Movie Review Medley: The Good, the Great, and the Grand


“Good Fortune” and “Springsteen: Deliver Me from Nowhere” continue in theaters, while our No. 1 film of the past week was a one-night-only enterprise. | Lionsgate & 20th Century Studios

“Good Fortune,” written, directed by, and starring Aziz Ansari, is a grounded comedy about the weighty dice of fate. The antidote to bottomless malcontent and despair, it contends, is the friends we make along the way.

With ‘Good’ one half of its title, it certainly is that—but it falls short of achieving the staying-power greatness of earlier “Goods” like Brian Robbins’ “Good Burger” or the Safdie Brothers’ “Good Time.”

Keanu Reeves’ texting-and-driving savior angel ironically veers out of his celestial lane to assist Ansari’s struggling taskmaster in flipping the tables on his billionaire boss (Seth Rogen). Hijinks—if you can believe it—subsequently ensue.

The journey is worth the squeeze, though the ending feels more buttery-soft than climactic. Regardless, even with its box-office performance bludgeoned, it succeeds simply by proving that a studio comedy with theatrical intentions can still take chances in 2025.

Speaking of studios taking swings, “Springsteen: Deliver Me from Nowhere” centers on the Boss’ deliberately commercial-repelling passion project—the dark, folk-haunted “Nebraska.” The film doesn’t gloss over the pain or exhaustion that plagued Bruce long before E Street.
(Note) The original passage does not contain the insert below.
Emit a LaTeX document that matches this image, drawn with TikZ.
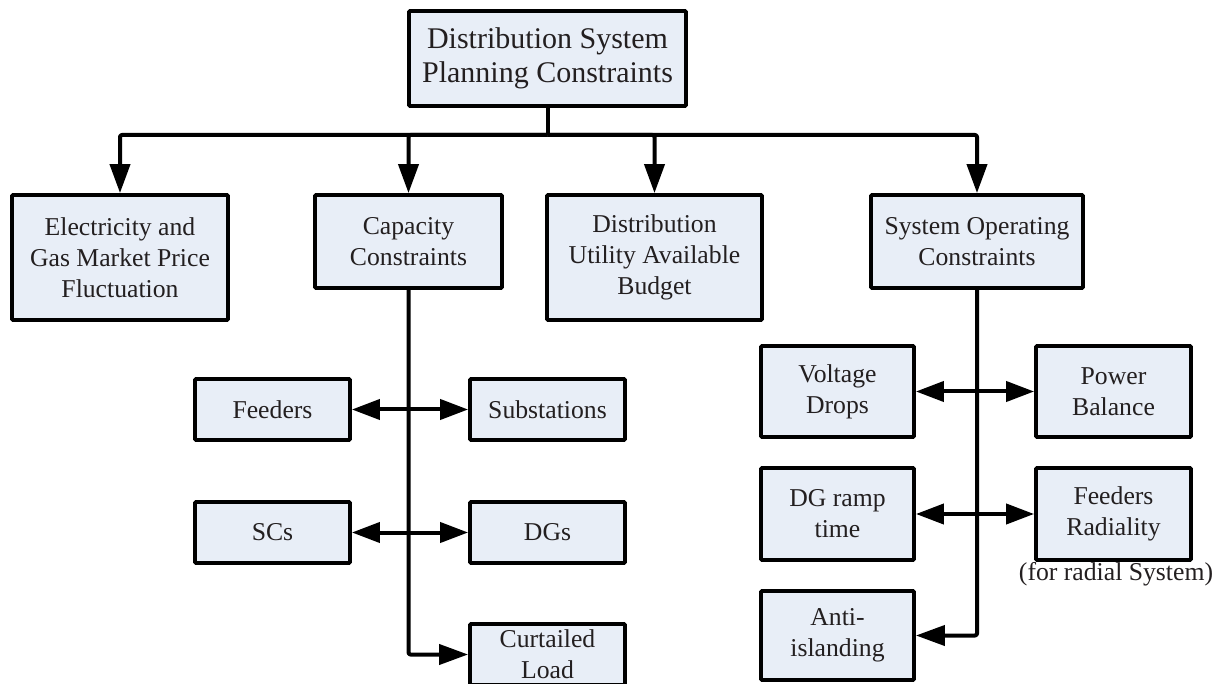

And if that really is Jeremy Allen White’s pipes, what a triumph.

In all, it’s more of an inverted “A Complete Unknown” than “Bohemian Rhapsody.” You leave knowing and understanding the rocker a bit more—the inspirations behind his greatest hits and the struggles endured to make sure there’d be even more. It’s classified great, not grand, since the timeline inherently omits Stevie Van Zandt—who was still a few years out from returning to the fold.

By the re-appropriated book of Silvio, every time Little Stevie thought he was out, they pulled him back in.

Our grand finale: “Game 7 of the 2025 World Series.” Co-directed by bitter rivals Dave Roberts and John Schneider, this intense set fostered an all-time popcorn-fodder classic—bar none, the best baseball film released since 2011’s “Moneyball.”

Fronted for a second straight October by beyond-“The Babe” beast Shohei Ohtani, it’s actually his Japanese compatriot Yoshinobu Yamamoto who steals the show this go-around with an Oscar-worthy leading performance.

Unlike “The Departed,” no one took a pay cut to play in this ensemble.

“Fortune” and “Nowhere” continue in theaters. “Game 7” was a one-night-only enterprise—unless you don’t mind heading in with the twist already unearthed.

“50 First Dates” may have spoiled “The Sixth Sense” for this young moviegoer, but I still enjoyed the hell out of it—occasional jealousy of 10-Second Tom notwithstanding.